AKP Ankara Milletvekili ve Avrupa Konseyi Parlamenterler Meclisi Türk Delegasyonu Başkanı Tuğrul Türkeş, cezaevinde ziyaret ettiği Gezi Parkı sanıkları hakkında, "Bende bir örgüt intibası vermiyor" ifadesini kullandı. Gıda zehirlenmesi geçirdiği için olağanüstü toplanan Genel Kurul’a katılamayan Türkeş, TİP Milletvekili Ahmet Şık’ı provokatif davranmakla suçladı. Şiddet görüntülerine de değinerek, "TBMM açısından çok kötü oldu. Bir gün önce Mahmut Abbas’ı getiriyorsun, dünyaya mesaj veriyorsun. Ertesi gün yerde milletvekilinin kanı var. Bununla mı barışı sağlayacağız?" diye konuştu.
Türkeş, geçtiğimiz aylarda Gezi davası kapsamında cezaevinde olan Osman Kavala, Tayfun Kahraman, Can Atalay, Mine Özerden ve Çiğdem Mater’i ziyaret etmişti. Halk TV yazarı İsmail Saymaz’a konuşan Türkeş, ziyaret sırasında izlenimlerini şu şekilde aktardı: "Moralli buldum. Kendileriyle aynı siyasi görüşe sahip olmayan birinin bu işe ilgi gösteriyor olmasından memnunlar. Son bir hafta içinde Adalet Bakanlığı ile bir iletişimsizlik yaşanmış ve bu gecikmeye hayret etmişler."
Osman Kavala’nın izlenimlerine de değinen Türkeş, "Çok dingin. Bu kadar süredir boşuna tutuklu kalan birinin bakış açısını değerlendirdiğimde, eğitimli olmanın farkını görüyorum. Medeni, aklı başında ve dingin bir insan. İnancı yükselmiş bir şahsiyet gözlemledim. Tayfun Kahraman’ın da genç olduğunu bilmiyordum. Aileleri de aklı başında davranıyor, bir örgüt intibası vermiyorlar" dedi. Can Atalay ile genel konularda sohbet ettiklerini belirtti.

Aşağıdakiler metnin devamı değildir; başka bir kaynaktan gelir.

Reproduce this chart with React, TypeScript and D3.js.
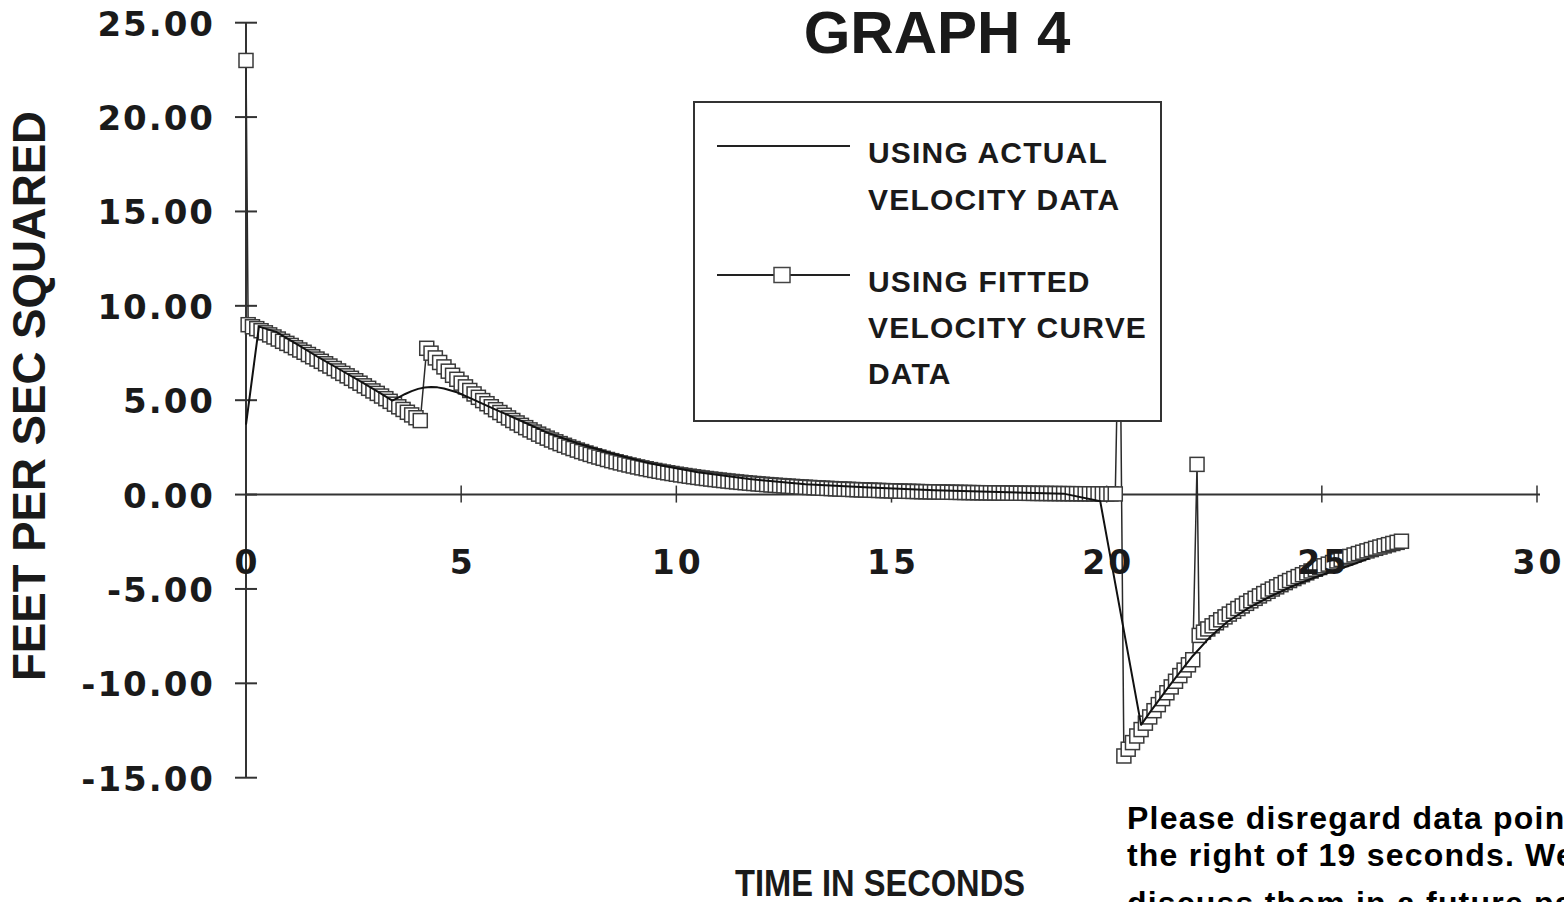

Meclis’te yaşanan yumruklu kavga hakkında da konuşan Türkeş, "Ahmet Şık’ın konuşması provokatifti. Kürsüye gelip hakaret içeren ifadeler kullanıyorsa, diğer tarafın sessiz kalmasını bekleyemezsiniz. Bu durum TBMM için çok olumsuz oldu. Bir gün önce Mahmut Abbas’ı getiriyorsunuz, ertesi gün milletvekilinin kanı yerde. Bununla barışı sağlayabilir miyiz?" ifadelerini kullandı.
Alpay Özalan’ın yumruk atmasının da talihsiz bir durum olduğunu belirten Türkeş, toplumun dikkatini çekmeye çalıştığı konunun tam da bu olduğunu vurguladı: "Türkiye'de demokrasi ve hukukun iyi işlediği algısını oluşturmak için çaba sarf ederken vandalizm yeniden su yüzüne çıktı."
Son olarak, Gezi Parkı davasıyla ilgili çaba sarf edip etmeyeceği sorusuna, "Önümüzdeki süreci bir gözleyelim. Şu an yeni bir yorum yapmayı gerektirecek bir durum yok. Eylül ayında Avrupa Parlamentosu çalışmaya başlayacak. Kendimize aynada ne gördüğümüze bakmalıyız, dışarıdan nasıl göründüğümüzü ise daha sonra değerlendirebiliriz" yanıtını verdi.